The U.S. is running a small program to assist the Syrian rebels with lethal assistance but it’s just not enough, considering that the Free Syrian Army is now fighting on two fronts, both against the regime and against extremist groups including the Al-Nusrah Front and the Islamic State of Iraq and the Levant (ISIS).
“Now you have a chance to assist the FSA. Otherwise, this problem will go out of control. For sure, you will find it in your backyard, and at that time you will be forced to fight it and you will pay for it with the blood of your sons and daughters,” he said.
Al Bahra touted recent developments in the FSA, including more centralized command and military court structures, but he declined to say how many troops the FSA actually controls, placing the number “in the tens of thousands.” U.S. officials have said that internal chaos inside the FSA since the sacking of Supreme Military Council Chief Gen. Salem Idriss are harming the U.S. ability to increase aid to these rebels.
Al Bahra was in the U.S. to meet with Brahimi and other officials to review Brahimi’s report to the UN Security Council. While in Washington, Al Bahra met with White House and State Department officials, including new Special Envoy for Syria Daniel Rubenstein.

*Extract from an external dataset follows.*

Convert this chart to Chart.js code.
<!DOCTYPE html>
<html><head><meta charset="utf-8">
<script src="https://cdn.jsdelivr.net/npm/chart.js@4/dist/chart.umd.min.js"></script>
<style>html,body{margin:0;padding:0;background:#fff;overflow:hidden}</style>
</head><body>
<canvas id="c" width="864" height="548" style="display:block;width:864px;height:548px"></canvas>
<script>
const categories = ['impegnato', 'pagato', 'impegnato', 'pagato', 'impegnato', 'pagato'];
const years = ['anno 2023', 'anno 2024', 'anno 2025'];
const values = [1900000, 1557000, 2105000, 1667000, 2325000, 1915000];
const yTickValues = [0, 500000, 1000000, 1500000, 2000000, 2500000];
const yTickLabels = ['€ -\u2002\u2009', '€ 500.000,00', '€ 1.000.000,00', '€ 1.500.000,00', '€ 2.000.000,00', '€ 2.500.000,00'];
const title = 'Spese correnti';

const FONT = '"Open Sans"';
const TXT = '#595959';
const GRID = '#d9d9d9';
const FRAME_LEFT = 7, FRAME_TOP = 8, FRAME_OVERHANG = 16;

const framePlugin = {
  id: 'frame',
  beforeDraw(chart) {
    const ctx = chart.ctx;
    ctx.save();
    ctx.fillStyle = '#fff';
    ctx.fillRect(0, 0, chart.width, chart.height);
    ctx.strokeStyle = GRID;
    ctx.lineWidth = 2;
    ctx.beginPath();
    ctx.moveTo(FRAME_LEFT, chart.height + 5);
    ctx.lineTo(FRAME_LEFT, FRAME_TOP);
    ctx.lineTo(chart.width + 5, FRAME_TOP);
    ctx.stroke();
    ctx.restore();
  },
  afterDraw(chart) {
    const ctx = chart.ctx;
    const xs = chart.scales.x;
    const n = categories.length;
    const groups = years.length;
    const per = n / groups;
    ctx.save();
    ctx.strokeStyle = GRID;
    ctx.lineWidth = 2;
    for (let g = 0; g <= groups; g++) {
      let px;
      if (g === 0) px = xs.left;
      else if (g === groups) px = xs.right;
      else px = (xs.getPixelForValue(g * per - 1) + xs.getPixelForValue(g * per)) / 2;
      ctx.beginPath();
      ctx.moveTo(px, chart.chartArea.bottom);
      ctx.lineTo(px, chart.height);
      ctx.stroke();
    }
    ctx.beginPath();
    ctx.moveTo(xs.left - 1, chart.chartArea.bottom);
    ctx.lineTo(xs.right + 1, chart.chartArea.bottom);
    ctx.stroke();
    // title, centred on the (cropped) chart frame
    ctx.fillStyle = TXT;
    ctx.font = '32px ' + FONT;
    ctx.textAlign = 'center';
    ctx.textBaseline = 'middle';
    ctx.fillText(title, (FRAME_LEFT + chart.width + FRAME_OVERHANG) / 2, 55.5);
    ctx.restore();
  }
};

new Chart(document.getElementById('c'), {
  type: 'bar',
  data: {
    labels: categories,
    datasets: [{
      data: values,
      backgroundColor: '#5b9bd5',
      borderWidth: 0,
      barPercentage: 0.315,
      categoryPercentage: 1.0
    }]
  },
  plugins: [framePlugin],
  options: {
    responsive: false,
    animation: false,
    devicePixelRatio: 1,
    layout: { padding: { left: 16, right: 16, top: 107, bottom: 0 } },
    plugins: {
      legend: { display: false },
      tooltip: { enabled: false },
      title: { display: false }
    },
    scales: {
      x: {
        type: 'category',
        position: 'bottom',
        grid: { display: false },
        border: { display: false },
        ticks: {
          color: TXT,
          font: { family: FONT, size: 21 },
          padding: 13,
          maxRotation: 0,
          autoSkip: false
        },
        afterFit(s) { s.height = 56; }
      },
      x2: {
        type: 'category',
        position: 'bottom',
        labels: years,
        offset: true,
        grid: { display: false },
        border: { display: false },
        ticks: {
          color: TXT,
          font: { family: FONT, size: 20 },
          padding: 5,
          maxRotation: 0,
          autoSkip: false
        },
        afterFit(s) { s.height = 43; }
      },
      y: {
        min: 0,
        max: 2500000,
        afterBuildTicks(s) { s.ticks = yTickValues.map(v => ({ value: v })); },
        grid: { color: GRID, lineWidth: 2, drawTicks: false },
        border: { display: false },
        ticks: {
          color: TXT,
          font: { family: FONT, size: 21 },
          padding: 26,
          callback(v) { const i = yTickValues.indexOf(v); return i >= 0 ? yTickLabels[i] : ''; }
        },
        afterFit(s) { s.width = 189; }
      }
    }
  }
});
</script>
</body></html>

He also attended a March 15 rally and event organized by a group of Syrian-American opposition organizations. At that event, State Department official Mark Ward defended the American policy on Syria and insisted that the U.S. humanitarian aid was robust.

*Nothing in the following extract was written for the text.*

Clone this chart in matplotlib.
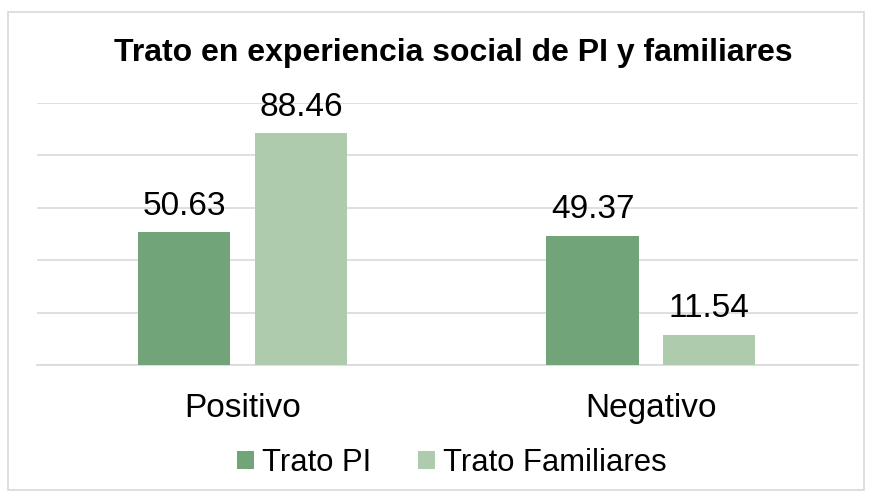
import matplotlib
matplotlib.use("Agg")
import numpy as np
import matplotlib.pyplot as plt

categorias = ["Positivo", "Negativo"]
trato_pi = [50.63, 49.37]
trato_familiares = [88.46, 11.54]
series = ["Trato PI", "Trato Familiares"]

color_pi = "#71A478"
color_fam = "#AECBAE"

plt.rcParams['font.family'] = ['Liberation Sans', 'DejaVu Sans']

fig = plt.figure(figsize=(8.72, 5.0), dpi=100)
ax = fig.add_axes([37 / 872, 1 - 365 / 500, (858 - 37) / 872, (365 - 103) / 500])

x = np.arange(len(categorias))
ancho = 0.226
desp = 0.143

b1 = ax.bar(x - desp, trato_pi, ancho, color=color_pi, label=series[0], zorder=3)
b2 = ax.bar(x + desp, trato_familiares, ancho, color=color_fam, label=series[1], zorder=3)

for barras in (b1, b2):
    for b in barras:
        ax.text(b.get_x() + b.get_width() / 2, b.get_height() + 4, f"{b.get_height():.2f}",
                ha='center', va='bottom', fontsize=24, color='black')

ax.set_ylim(0, 100)
ax.set_xlim(-0.503, 1.507)
ax.set_yticks(np.arange(0, 101, 20))
ax.set_yticklabels([])
ax.tick_params(axis='y', length=0)
ax.tick_params(axis='x', length=0, labelsize=24, pad=20)
ax.set_xticks(x)
ax.set_xticklabels(categorias)
ax.grid(axis='y', color='#D9D9D9', linewidth=1.2, zorder=0)
for s in ['top', 'right', 'left']:
    ax.spines[s].set_visible(False)
ax.spines['bottom'].set_color('#D9D9D9')
ax.spines['bottom'].set_linewidth(1.2)

fig.text(0.52, 1 - 53 / 500, "Trato en experiencia social de PI y familiares",
         ha='center', va='center', fontsize=23, fontweight='bold')

fig.legend(loc='center', bbox_to_anchor=(0.518, 1 - 463 / 500), ncol=2, frameon=False,
           fontsize=22.3, handlelength=0.55, handleheight=0.55, handletextpad=0.25,
           columnspacing=1.5, borderpad=0)

borde = plt.Rectangle((8 / 872, 1 - 490 / 500), (864 - 8) / 872, (490 - 12) / 500,
                      transform=fig.transFigure, fill=False, edgecolor='#D9D9D9', linewidth=1.2)
fig.patches.append(borde)

fig.savefig("out.png", dpi=100)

Ward also admitted that large portions of international humanitarian aid are coordinated with the regime and said that people in regime-controlled areas were also in need of assistance. This angered the crowd of opposition activists, who drowned out Ward’s remarks with chants of “No Fly Zone, No Fly Zone.”
Rep. Elliot Engel, the ranking Democrat on the House Foreign Affairs Committee, was celebrated at the event for his support of the Syrian opposition and he unveiled new legislation he coauthored with committee Chairman Ed Royce that would increase opposition aid. Engel won over the crowd by declaring, “For the record, I am for a no-fly zone.”